If it is necessary to stress that certain words are not assigned a separate node in the tectogrammatical tree, they are given in angle brackets < >.

Example:

Přijde jen.RHEM <tehdy> , <když> mu ustoupíš.TWHEN (=He comes only in the case you give in to him)

Example tectogrammatical trees. For a number of the example sentences, example trees are included as well. Each example tree represents a complete analysis of the given sentence.

Tectogrammatical trees in PDT 2.0 make use of two different styles of representation (see Prague Dependency Treebank 2.0, CDROM, doc/tools/tred/PML_mak.html). The example trees in the manual make use of the following (representation) settings (PML_T_Full template).

Nodes. Under a tree node, the attribute values are displayed (if assigned) in the following order:

The attribute values are usually presented directly, without giving the name of the attribute first. Names of the attributes are only provided if the values are not unambiguous. The value of the attribute quot/type is always in the form: name of the attribute:its value.

As for complex nodes (nodetype=complex), the value of the nodetype attribute is not specified; the value of the gram/sempos attribute is given directly instead.
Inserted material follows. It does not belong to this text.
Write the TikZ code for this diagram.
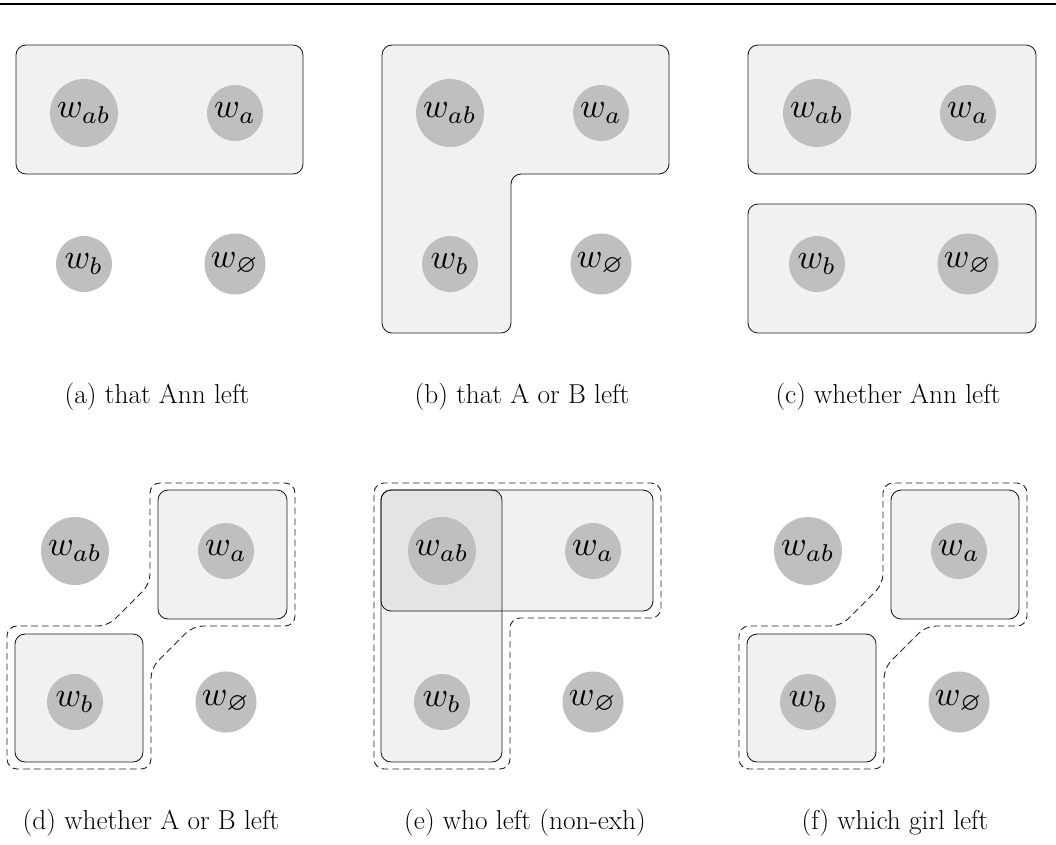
\documentclass[tikz,border=0pt]{standalone}
\usepackage{amssymb}
\definecolor{wgray}{RGB}{191,191,191}
\newcommand\wl[1]{\scalebox{2.6}{$w_{#1}$}}
\newcommand\fourworlds[3]{%
  \begin{scope}[shift={(#2,#3)}]
    \node[world=51pt] (#1ab) at (0,0) {\wl{ab}};
    \node[world=42pt] (#1a) at (151,0) {\wl{a}};
    \node[world=42pt] (#1b) at (0,151) {\wl{b}};
    \node[world=45.75pt] (#1n) at (151,151) {\wl{\varnothing}};
  \end{scope}}
\begin{document}
\begin{tikzpicture}[x=0.75pt,y=-0.75pt,
  world/.style={circle, fill=wgray, inner sep=0pt, minimum size=#1},
  region/.style={draw=black!90, line width=0.65pt, fill=black, fill opacity=0.055, rounded corners=7.5pt},
  hull/.style={draw=black!85, line width=0.7pt, dash pattern=on 5pt off 3pt, rounded corners=7.5pt},
  caption/.style={anchor=base, font=\fontsize{20.5}{24}\selectfont, inner sep=0pt}]
\useasboundingbox (0,0) rectangle (1056,844);
\draw[line width=1.1pt] (0,4) -- (1056,4);

% (a)
\path[region] (16,45) rectangle (303,174);
\fourworlds{a}{84}{113}
\node[caption] (capa) at (157,403) {(a) that Ann left};

% (b)
\path[region] (382,45) -- (669,45) -- (669,174) -- (511,174) -- (511,333) -- (382,333) -- cycle;
\fourworlds{b}{450}{113}
\node[caption] (capb) at (522,403) {(b) that A or B left};

% (c)
\path[region] (748,45) rectangle (1036,174);
\path[region] (748,204) rectangle (1036,333);
\fourworlds{c}{817}{113}
\node[caption] (capc) at (888,403) {(c) whether Ann left};

% (d)
\path[region] (158,490) rectangle (287,619);
\path[region] (15,634) rectangle (143,762);
\draw[hull] (220,483) -- (295,483) -- (295,626) -- (193,626) -- (151,668) -- (151,769) -- (7,769) -- (7,626) -- (108,626) -- (150,584) -- (150,483) -- cycle;
\fourworlds{d}{75}{551}
\node[caption] (capd) at (151,829) {(d) whether A or B left};

% (e)
\path[region] (381,490) rectangle (653,611);
\path[region] (381,490) rectangle (502,762);
\draw[hull] (520,483) -- (661,483) -- (661,618) -- (510,618) -- (510,769) -- (374,769) -- (374,483) -- cycle;
\fourworlds{e}{442}{551}
\node[caption] (cape) at (525,829) {(e) who left (non-exh)};

% (f)
\path[region] (891,490) rectangle (1019,619);
\path[region] (747,634) rectangle (876,762);
\draw[hull] (950,483) -- (1027,483) -- (1027,626) -- (926,626) -- (884,668) -- (884,769) -- (739,769) -- (739,626) -- (841,626) -- (883,584) -- (883,483) -- cycle;
\fourworlds{f}{808}{551}
\node[caption] (capf) at (895,829) {(f) which girl left};
\end{tikzpicture}
\end{document}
The notation state is included in the list of the attribute values if the value of the is_state attribute is 1.

The notation _M is included if the value of the is_member attribute is 1.
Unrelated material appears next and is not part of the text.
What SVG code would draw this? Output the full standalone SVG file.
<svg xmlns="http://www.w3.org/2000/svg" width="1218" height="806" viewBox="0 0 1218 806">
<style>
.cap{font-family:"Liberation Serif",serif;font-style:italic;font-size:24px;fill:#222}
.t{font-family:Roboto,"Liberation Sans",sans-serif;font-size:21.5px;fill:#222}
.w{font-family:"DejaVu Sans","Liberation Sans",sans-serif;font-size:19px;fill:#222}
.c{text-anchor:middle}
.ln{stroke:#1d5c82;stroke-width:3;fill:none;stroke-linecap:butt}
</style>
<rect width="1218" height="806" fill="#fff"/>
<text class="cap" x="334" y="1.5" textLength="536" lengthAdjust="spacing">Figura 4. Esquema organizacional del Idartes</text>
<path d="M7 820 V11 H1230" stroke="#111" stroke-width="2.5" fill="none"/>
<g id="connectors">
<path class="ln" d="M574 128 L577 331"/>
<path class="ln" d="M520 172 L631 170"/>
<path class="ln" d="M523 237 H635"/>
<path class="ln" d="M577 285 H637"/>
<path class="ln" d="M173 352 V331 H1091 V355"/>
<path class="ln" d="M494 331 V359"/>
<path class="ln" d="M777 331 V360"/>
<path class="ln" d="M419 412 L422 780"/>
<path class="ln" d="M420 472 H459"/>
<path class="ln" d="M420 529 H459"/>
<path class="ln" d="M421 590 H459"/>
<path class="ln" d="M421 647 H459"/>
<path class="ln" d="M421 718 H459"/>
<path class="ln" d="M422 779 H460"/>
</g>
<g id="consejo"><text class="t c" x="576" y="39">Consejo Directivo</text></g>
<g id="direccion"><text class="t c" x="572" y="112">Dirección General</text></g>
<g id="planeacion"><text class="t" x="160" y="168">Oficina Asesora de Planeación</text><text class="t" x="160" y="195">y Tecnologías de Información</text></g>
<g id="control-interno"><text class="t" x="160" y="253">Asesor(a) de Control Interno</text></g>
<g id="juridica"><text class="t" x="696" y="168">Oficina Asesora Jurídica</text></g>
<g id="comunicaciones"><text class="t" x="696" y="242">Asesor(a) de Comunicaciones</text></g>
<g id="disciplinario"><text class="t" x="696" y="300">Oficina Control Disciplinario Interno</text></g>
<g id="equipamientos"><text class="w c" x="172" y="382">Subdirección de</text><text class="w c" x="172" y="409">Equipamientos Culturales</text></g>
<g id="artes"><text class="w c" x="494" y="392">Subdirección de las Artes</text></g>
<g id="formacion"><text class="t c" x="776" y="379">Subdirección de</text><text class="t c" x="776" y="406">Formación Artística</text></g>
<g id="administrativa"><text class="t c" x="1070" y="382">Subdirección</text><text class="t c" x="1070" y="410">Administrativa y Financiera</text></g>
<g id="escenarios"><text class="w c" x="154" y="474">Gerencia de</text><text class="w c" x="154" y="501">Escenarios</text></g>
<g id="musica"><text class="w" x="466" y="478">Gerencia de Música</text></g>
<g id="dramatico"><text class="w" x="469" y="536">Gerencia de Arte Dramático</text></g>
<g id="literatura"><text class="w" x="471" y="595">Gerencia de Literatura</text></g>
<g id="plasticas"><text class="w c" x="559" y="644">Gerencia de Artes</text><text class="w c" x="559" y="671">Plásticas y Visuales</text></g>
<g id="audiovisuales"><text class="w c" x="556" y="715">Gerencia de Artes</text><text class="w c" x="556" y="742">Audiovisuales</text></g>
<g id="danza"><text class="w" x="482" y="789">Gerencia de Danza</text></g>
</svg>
The notation _P is included if the value of the is_parenthesis attribute is 1.

The notation person_name is included if the value of the is_person_name attribute is 1.
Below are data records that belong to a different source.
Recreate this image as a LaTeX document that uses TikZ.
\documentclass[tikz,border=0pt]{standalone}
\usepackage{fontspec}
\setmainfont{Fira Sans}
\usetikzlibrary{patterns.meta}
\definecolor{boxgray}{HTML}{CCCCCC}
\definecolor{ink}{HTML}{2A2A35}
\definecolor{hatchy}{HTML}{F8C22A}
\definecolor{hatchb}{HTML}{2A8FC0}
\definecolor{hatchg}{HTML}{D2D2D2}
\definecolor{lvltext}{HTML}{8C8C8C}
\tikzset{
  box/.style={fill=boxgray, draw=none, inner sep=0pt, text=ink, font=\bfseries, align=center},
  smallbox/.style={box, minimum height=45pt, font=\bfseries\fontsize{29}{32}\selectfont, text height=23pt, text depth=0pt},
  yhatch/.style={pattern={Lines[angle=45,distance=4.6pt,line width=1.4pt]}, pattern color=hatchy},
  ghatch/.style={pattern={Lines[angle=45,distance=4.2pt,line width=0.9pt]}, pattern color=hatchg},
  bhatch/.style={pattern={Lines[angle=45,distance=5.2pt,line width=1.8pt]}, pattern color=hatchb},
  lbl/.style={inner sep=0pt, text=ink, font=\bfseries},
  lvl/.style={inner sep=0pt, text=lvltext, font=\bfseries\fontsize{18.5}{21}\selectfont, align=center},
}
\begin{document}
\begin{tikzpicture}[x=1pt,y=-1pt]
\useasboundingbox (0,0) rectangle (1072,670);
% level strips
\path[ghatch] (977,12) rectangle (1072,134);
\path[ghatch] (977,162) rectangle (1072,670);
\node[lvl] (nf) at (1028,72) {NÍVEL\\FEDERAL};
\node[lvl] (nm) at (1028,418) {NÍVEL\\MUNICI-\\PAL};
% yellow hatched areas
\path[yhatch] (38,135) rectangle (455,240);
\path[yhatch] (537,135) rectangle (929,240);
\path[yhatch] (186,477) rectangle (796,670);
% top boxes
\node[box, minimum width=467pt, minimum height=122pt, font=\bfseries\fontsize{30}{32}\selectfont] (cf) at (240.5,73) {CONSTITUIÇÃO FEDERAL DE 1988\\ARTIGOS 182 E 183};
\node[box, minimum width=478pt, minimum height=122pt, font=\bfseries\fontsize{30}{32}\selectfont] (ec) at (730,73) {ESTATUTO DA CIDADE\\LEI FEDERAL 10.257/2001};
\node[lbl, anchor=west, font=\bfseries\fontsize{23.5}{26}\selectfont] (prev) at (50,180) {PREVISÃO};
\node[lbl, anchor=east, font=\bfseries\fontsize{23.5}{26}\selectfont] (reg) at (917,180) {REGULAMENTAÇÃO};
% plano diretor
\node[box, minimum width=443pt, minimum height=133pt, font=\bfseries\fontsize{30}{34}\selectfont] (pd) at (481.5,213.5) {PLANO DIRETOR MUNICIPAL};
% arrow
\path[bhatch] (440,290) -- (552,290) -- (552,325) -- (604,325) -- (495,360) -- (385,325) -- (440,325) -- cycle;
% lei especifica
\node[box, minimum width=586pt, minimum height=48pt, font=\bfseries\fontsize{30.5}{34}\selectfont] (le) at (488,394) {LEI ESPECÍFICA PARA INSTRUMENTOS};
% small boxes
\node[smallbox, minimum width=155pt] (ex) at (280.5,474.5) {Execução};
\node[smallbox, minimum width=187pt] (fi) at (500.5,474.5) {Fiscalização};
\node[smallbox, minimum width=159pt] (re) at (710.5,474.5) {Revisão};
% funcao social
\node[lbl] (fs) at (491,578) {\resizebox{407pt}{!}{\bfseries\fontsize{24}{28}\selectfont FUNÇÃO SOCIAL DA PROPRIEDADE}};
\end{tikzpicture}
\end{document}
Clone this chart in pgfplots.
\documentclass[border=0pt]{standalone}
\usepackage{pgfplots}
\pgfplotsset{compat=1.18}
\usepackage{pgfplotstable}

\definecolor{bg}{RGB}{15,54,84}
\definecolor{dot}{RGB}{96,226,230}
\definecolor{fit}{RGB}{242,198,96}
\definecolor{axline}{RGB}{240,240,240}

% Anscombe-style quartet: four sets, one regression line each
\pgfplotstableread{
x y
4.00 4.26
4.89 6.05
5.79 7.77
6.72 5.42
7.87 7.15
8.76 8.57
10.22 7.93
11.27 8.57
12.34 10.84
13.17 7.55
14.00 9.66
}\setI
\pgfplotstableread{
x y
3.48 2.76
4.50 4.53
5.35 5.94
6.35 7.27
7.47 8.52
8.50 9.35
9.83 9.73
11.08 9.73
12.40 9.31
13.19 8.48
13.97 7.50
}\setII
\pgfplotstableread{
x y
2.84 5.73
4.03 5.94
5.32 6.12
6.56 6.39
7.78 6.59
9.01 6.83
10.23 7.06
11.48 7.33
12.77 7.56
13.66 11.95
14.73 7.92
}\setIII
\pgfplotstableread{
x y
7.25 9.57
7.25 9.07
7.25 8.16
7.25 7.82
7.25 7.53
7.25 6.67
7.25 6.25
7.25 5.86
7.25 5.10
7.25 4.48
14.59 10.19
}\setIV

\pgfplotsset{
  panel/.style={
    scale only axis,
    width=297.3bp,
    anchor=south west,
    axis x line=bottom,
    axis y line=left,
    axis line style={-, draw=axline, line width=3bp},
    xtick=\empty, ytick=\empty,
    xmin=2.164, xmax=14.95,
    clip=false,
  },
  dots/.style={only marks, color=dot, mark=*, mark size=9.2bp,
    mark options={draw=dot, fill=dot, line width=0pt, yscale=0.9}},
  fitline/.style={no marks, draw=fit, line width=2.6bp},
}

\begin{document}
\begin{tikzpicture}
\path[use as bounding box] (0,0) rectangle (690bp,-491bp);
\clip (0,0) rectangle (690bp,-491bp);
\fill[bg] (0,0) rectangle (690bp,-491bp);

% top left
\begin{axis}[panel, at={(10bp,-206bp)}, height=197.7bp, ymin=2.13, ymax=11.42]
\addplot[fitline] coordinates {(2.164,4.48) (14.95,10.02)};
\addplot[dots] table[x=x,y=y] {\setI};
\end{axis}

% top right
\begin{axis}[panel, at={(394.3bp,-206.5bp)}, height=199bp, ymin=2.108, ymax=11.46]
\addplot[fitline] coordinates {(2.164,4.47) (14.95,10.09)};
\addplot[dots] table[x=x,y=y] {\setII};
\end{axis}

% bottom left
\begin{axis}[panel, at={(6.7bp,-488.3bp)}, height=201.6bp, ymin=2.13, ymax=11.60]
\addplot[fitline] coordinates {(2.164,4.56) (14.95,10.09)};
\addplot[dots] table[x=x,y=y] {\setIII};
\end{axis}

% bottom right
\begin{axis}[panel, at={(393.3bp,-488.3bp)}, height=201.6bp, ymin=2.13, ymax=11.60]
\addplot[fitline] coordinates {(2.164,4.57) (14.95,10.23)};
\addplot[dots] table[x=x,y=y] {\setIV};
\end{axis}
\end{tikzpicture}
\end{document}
The notation dsp_root is included if the value of the is_dsp_root attribute is 1.

Nodes representing words present at the surface level are represented as little circles; newly established nodes (is_generated=1) are represented as little squares.

(The color of the nodes carries certain information as well: yellow means the node has the f value in the tfa attribute, green means c in the tfa attribute , white means t in the tfa attribute. Nodes with no value assigned in the tfa attribute are grey.)

Edges. Edges are the connecting lines between nodes.

The edge between the technical root node of the tectogrammatical tree and the root node of the represented sentence and the edges between nodes with the PAR, PARTL, VOCAT, RHEM, CM, FPHR and PREC functors and their mother nodes (i.e. edges not representing dependencies; see Section 1.2, "Non-dependency edges") are represented as thin dotted lines.

The upper half of the edge between a paratactic structure root node and a terminal member of the paratactic structure is represented as a thin grey line; the lower half is represented as a thick grey line. The upper half of the edge between a paratactic structure root node (that is not a member of another paratactic structure) and its mother node is represented as a thick grey line; the lower half is represented as a thin grey line. The edge between a paratactic structure root node and the root of a shared modifier is represented as a thin (blue) line. The edge between a paratactic structure root node and a direct member of this structure that is a paratactic structure root node itself (in case of embedded paratactic structures) is represented as a thin grey line. (For more on paratactic structures, see Section 6.1, "Representing parataxis in a tectogrammatical tree".)

References. Attributes of the type reference, marking especially co-referential relations, are represented as arrows going from one node to another. Grammatical coreference is represented by an orange dotted arrow pointing to the co-referred node (starting at the co-referring node). Textual coreference is represented by a blue dotted arrow pointing to the co-referred node (starting at the co-referring node). If the co-referred node is not in the same tree as the co-referring node, the arrow is short and points either to the left or to the right of the node, depending on whether the co-referred node is in the preceding or following tree; next to the co-referring node, the t-lemma of the co-referred node is specified.

NB! Textual coreference relations crossing the boundaries of a single tectogrammatical tree are not represented in the example trees at all.

Reference to a segment (coref_special=segm) is represented as a short red arrow pointing to the left of the node. Exophoric reference (coref_special=exoph) is represented as a short blue arrow pointing upwards.

The second dependency with predicative complements is represented by a green mixed (dash - period) arrow going from the node with the COMPL functor to the node representing the governing noun.

NB! In the example tectogrammatical trees (just like in the PDT trees; see Section 2.4, "Representing valency in the tectogrammatical trees"), the valency of nouns is not represented properly - with the exception of verbal nouns!

Figure 1.1. Example tectogrammatical tree

Example tectogrammatical tree

Stroj funguje, ale ne optimálně, a proto ho musíme buď opravit, nebo koupit nový. (=lit. Machine is_working, but not optimally, and therefore (we) it have_to either repair, or buy new)

Figure 1.2. Example tectogrammatical tree

Example tectogrammatical tree

Přišel tam Petr (a Pavel). (=lit. Came there Petr (and Pavel))

Figure 1.3. Example tectogrammatical tree

Example tectogrammatical tree

Ozvalo se: "Nechoď tam!" (=lit. Sounded REFL: Don't_go there!)

Other typographical conventions. Minor titles at the beginning of the paragraphs are marked by boldface. Italics are used for highlighting the terms that are used for the first time (i.e. when they are defined); italics are also used in examples.

Three exclamation marks !!! at the beginning of a paragraph are used for marking the paragraphs containing notes on the differences between the rules and the actual analysis of the data. If no such paragraph is included in a given section, it is assumed that the data conform to the rules as described.